Future forest trajectories in Acadia National Park: Identifying management priorities

The forests of Acadia National Park, protected for more than a century, are home to a diversity of trees, plants, and animals. How climate change, insects, land use, and other disturbances will interact and shape Acadia’s future forests remain largely unknown. Park managers face threats such as invasive shrubs and damaging insects, and models predict dramatic but conflicting shifts in future forest conditions.

Matthew Duveneck contributed to a previous study of forest change in Acadia (which also involved Fellow Jenny Smetzer). However, this previous assessment covered all six New England states at a coarse resolution. For this fellowship research, Duveneck will focus modeling questions (using LANDIS-II /PnET-Succession model) at 30 meter resolution at Acadia, and incorporate more specific details about local soils, forest composition, management, and climate. He plans to use Fellow Jay Wason’s spruce plots to help assess forest age, as well as data from the National Park Service Northeast Temperate Network forest health monitoring. After refocusing the model, he will simulate the outcomes of different management scenarios.

The scenarios will be identified in collaboration with park staff, but might include addressing such question as: Should managers expect red spruce in Acadia to transition to other dominant species in the next 100 years? What will happen to hemlock forests following mortality from the hemlock wooly adelgid? How will forests respond to a future unknown parasite? Where should managers resist, accept, or direct the future forest?

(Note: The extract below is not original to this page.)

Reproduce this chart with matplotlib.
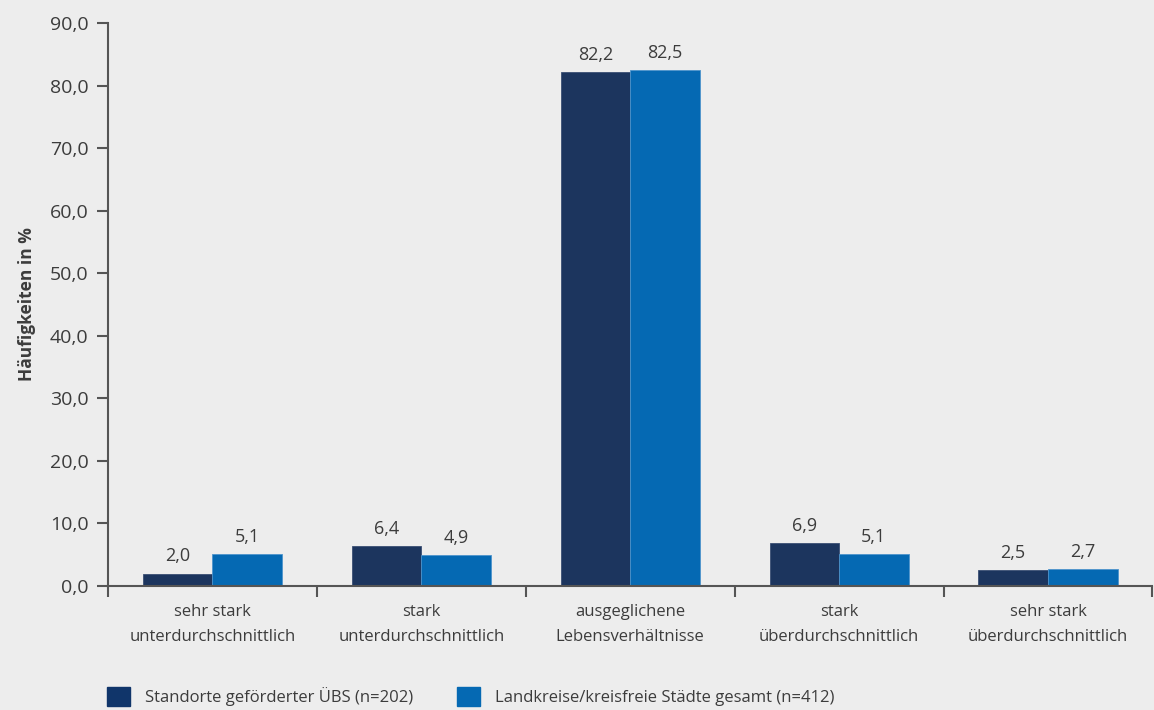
import numpy as np
import matplotlib.pyplot as plt
from matplotlib.patches import Patch

plt.rcParams['font.family'] = ['Open Sans', 'DejaVu Sans']

# Data
categories = ["sehr stark\nunterdurchschnittlich", "stark\nunterdurchschnittlich",
              "ausgeglichene\nLebensverhältnisse", "stark\nüberdurchschnittlich",
              "sehr stark\nüberdurchschnittlich"]
uebs = [2.0, 6.4, 82.2, 6.9, 2.5]
gesamt = [5.1, 4.9, 82.5, 5.1, 2.7]
series_names = ["Standorte geförderter ÜBS (n=202)",
                "Landkreise/kreisfreie Städte gesamt (n=412)"]
yticks = np.arange(0, 91, 10)

bg = "#ededed"
dark = "#1c355e"
blue = "#0569b3"
txt = "#3c3c3c"
axc = "#555555"

fig = plt.figure(figsize=(11.54, 7.1), dpi=100, facecolor=bg)
ax = fig.add_axes([0.0936, 0.1746, 0.905, 0.793], facecolor=bg)

x = np.arange(len(categories)) + 0.5
w = 0.333
b1 = ax.bar(x - w / 2, uebs, w, color=dark, edgecolor="#3a4f73", linewidth=0.6)
b2 = ax.bar(x + w / 2, gesamt, w, color=blue, edgecolor="#4d94cc", linewidth=0.6)

def fmt(v):
    return f"{v:.1f}".replace(".", ",")

for bars, vals in ((b1, uebs), (b2, gesamt)):
    for r, v in zip(bars, vals):
        ax.text(r.get_x() + r.get_width() / 2, v + 1.3, fmt(v), ha="center",
                va="bottom", fontsize=13, color=txt)

ax.set_xlim(0, len(categories))
ax.set_ylim(0, 90)
ax.set_yticks(yticks)
ax.set_yticklabels([fmt(t) for t in yticks], fontsize=14, color=txt)
ax.set_xticks(np.arange(len(categories) + 1))
ax.set_xticklabels([])
ax.set_xticks(x, minor=True)
ax.set_xticklabels(categories, minor=True, fontsize=12, color=txt, linespacing=1.75)
ax.tick_params(axis="x", which="minor", length=0, pad=13)
ax.tick_params(axis="x", which="major", length=8, width=1.5, color=axc)
ax.tick_params(axis="y", length=8, width=1.5, color=axc, pad=6)

for s in ("top", "right"):
    ax.spines[s].set_visible(False)
for s in ("left", "bottom"):
    ax.spines[s].set_color(axc)
    ax.spines[s].set_linewidth(1.5)

ax.set_ylabel("Häufigkeiten in %", fontsize=12.5, fontweight="bold", color=txt, labelpad=10)

handles = [Patch(facecolor="#10356a", edgecolor="#10356a"),
           Patch(facecolor=blue, edgecolor=blue)]
fig.legend(handles, series_names, loc="lower left", bbox_to_anchor=(0.0927, 0.005),
           ncol=2, frameon=False, fontsize=12, labelcolor=txt,
           borderpad=0, borderaxespad=0,
           handlelength=1.4, handleheight=1.4, handletextpad=0.9, columnspacing=2.6)

fig.savefig("out.png", dpi=100, facecolor=bg)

“How the spruce forests in Acadia will respond to climate change is an open question,” said Kate Miller, Quantitative Ecologist with the National Park Service, who coordinates forest monitoring in national park sites from Maine to Virginia. “The high resolution simulations Duveneck is developing will go a long way toward predicting local patterns of resilience and change on a scale that is relevant to managers.”

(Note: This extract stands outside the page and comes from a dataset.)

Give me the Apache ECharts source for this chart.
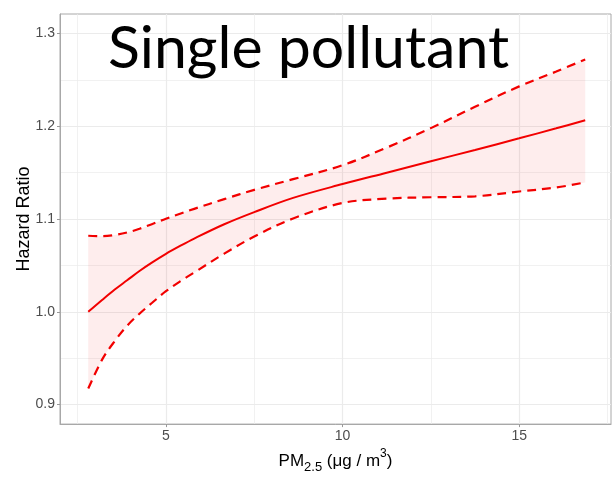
<!DOCTYPE html>
<html>
<head>
<meta charset="utf-8">
<script src="https://cdn.jsdelivr.net/npm/echarts@6/dist/echarts.min.js"></script>
<style>
html,body{margin:0;padding:0;background:#fff;}
#chart{width:613px;height:479px;}
</style>
</head>
<body>
<div id="chart"></div>
<script>
// PM2.5 concentration (ug/m3) sample points
const pm25 = [2.8, 3.2, 3.55, 3.9, 4.25, 4.6, 5.0, 5.4, 5.8, 6.65, 7.5, 8.6, 10, 11.25, 12.5, 13.75, 15, 16.05, 16.87];
// Hazard ratio estimate
const hrEstimate = [1.000, 1.013, 1.024, 1.034, 1.044, 1.053, 1.0625, 1.071, 1.079, 1.0944, 1.1075, 1.1228, 1.1377, 1.150, 1.1623, 1.1745, 1.187, 1.1978, 1.2065];
// Upper 95% CI
const hrUpper = [1.082, 1.0815, 1.0828, 1.0855, 1.0895, 1.0945, 1.1004, 1.1058, 1.111, 1.1215, 1.1315, 1.143, 1.158, 1.177, 1.198, 1.221, 1.243, 1.259, 1.272];
// Lower 95% CI
const hrLower = [0.9173, 0.949, 0.9685, 0.985, 0.998, 1.0095, 1.0222, 1.0328, 1.0424, 1.0627, 1.0812, 1.1006, 1.1173, 1.122, 1.1235, 1.1245, 1.1297, 1.134, 1.1395];
// Axis ticks
const xMajorTicks = [5, 10, 15];
const xMinorTicks = [2.5, 7.5, 12.5, 17.5];
const yMajorTicks = [0.9, 1.0, 1.1, 1.2, 1.3];
const yMinorTicks = [0.95, 1.05, 1.15, 1.25];
const xRange = [2.0, 17.6];
const yRange = [0.879, 1.321];
const titleText = 'Single pollutant';
const yAxisTitle = 'Hazard Ratio';

const RED = '#f20000';
const BAND = 'rgba(245,20,10,0.075)';
const GRID = '#ebebeb';
const BORDER = '#a8a8a8';
const SMOOTH = 0.35;

const pair = (xs, ys) => xs.map((x, i) => [x, ys[i]]);

const chart = echarts.init(document.getElementById('chart'), null, {renderer: 'canvas'});

function renderBand(params, api) {
  if (params.dataIndex !== 0) return null;
  const up = pm25.map((x, i) => api.coord([x, hrUpper[i]]));
  const lo = pm25.map((x, i) => api.coord([x, hrLower[i]])).reverse();
  const n = up.length;
  const pts = [up[0]].concat(up, [up[n - 1]], [lo[0]], lo, [lo[n - 1]]);
  return {
    type: 'polygon',
    shape: {points: pts, smooth: SMOOTH},
    style: {fill: BAND, stroke: null},
    silent: true
  };
}

const option = {
  backgroundColor: '#ffffff',
  animation: false,
  grid: {left: 60, right: 2, top: 14, bottom: 49, show: true, borderColor: BORDER, borderWidth: 1, backgroundColor: 'transparent'},
  xAxis: [
    {
      type: 'value', min: xRange[0], max: xRange[1], position: 'bottom',
      name: '{n|PM}{s|2.5}{n| (μg / m}{p|3}{n|)}',
      nameLocation: 'middle', nameGap: 20,
      nameTextStyle: {
        rich: {
          n: {fontSize: 17, fontFamily: 'Liberation Sans', color: '#000', lineHeight: 26},
          s: {fontSize: 13, fontFamily: 'Liberation Sans', color: '#000', lineHeight: 13, verticalAlign: 'bottom'},
          p: {fontSize: 12, fontFamily: 'Liberation Sans', color: '#000', lineHeight: 12, verticalAlign: 'top'}
        }
      },
      axisLine: {show: true, lineStyle: {color: BORDER, width: 1}},
      axisTick: {show: true, length: 3, lineStyle: {color: '#999', width: 1}, customValues: xMajorTicks},
      axisLabel: {show: true, customValues: xMajorTicks, margin: 5, color: '#4d4d4d', fontSize: 14, fontFamily: 'Liberation Sans'},
      splitLine: {show: true, lineStyle: {color: GRID, width: 1.2}}
    },
    {
      type: 'value', min: xRange[0], max: xRange[1], position: 'top',
      axisLine: {show: false}, axisLabel: {show: false},
      axisTick: {show: false, customValues: xMinorTicks},
      splitLine: {show: true, lineStyle: {color: GRID, width: 0.7}}
    }
  ],
  yAxis: [
    {
      type: 'value', min: yRange[0], max: yRange[1], position: 'left',
      name: yAxisTitle, nameLocation: 'middle', nameGap: 27, nameRotate: 90, nameMoveOverlap: false,
      nameTextStyle: {fontSize: 18, fontFamily: 'Liberation Sans', color: '#000'},
      axisLine: {show: true, lineStyle: {color: BORDER, width: 1}},
      axisTick: {show: true, length: 3, lineStyle: {color: '#999', width: 1}, customValues: yMajorTicks},
      axisLabel: {show: true, customValues: yMajorTicks, margin: 5, color: '#4d4d4d', fontSize: 14, fontFamily: 'Liberation Sans',
        formatter: v => v.toFixed(1)},
      splitLine: {show: true, lineStyle: {color: GRID, width: 1.2}}
    },
    {
      type: 'value', min: yRange[0], max: yRange[1], position: 'right',
      axisLine: {show: false}, axisLabel: {show: false},
      axisTick: {show: false, customValues: yMinorTicks},
      splitLine: {show: true, lineStyle: {color: GRID, width: 0.7}}
    }
  ],
  graphic: [
    {type: 'text', left: 108, top: 19, z: 100,
      style: {text: titleText, font: '59px Lato', fill: '#000'}}
  ],
  series: [
    {type: 'custom', name: 'CI band', renderItem: renderBand, data: pair(pm25, hrUpper), z: 1, silent: true},
    {type: 'line', name: 'upper', data: pair(pm25, hrUpper), smooth: SMOOTH, symbol: 'none', z: 3,
      lineStyle: {color: RED, width: 2.2, type: [9, 6]}},
    {type: 'line', name: 'lower', data: pair(pm25, hrLower), smooth: SMOOTH, symbol: 'none', z: 3,
      lineStyle: {color: RED, width: 2.2, type: [9, 6]}},
    {type: 'line', name: 'estimate', data: pair(pm25, hrEstimate), smooth: SMOOTH, symbol: 'none', z: 4,
      lineStyle: {color: RED, width: 2}}
  ]
};
chart.setOption(option);
</script>
</body>
</html>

Duveneck already has experience connecting research to management. A model including climate change and Minnesota forest managment informed The Nature Conservancy decisions to plant climate-adaptive tree species. Previous research on fire behavior led to more effective management of fuel loads in pitch pine barrens.

Currently on the faculty at New England Conservatory, he also holds a part-time research appointment at Harvard Forest. These positions allow for creative and impactful communication of science. He helped a music student whose capstone project, “Listening to Future Forests,” developed a sound-scape of a simulated hemlock forest affected by climate change and hemlock wooly adelgid.

“Alternative scenario model results like those I have simulated are well poised to aid in science communication,” said Duveneck. “Threats to future forests represent stories that are embedded in uncertainty. Embracing this uncertainty and simulating plausible scenarios will provide links between the knowns (for example, photosynthesis rates) and the unknowns (for example, future insects).”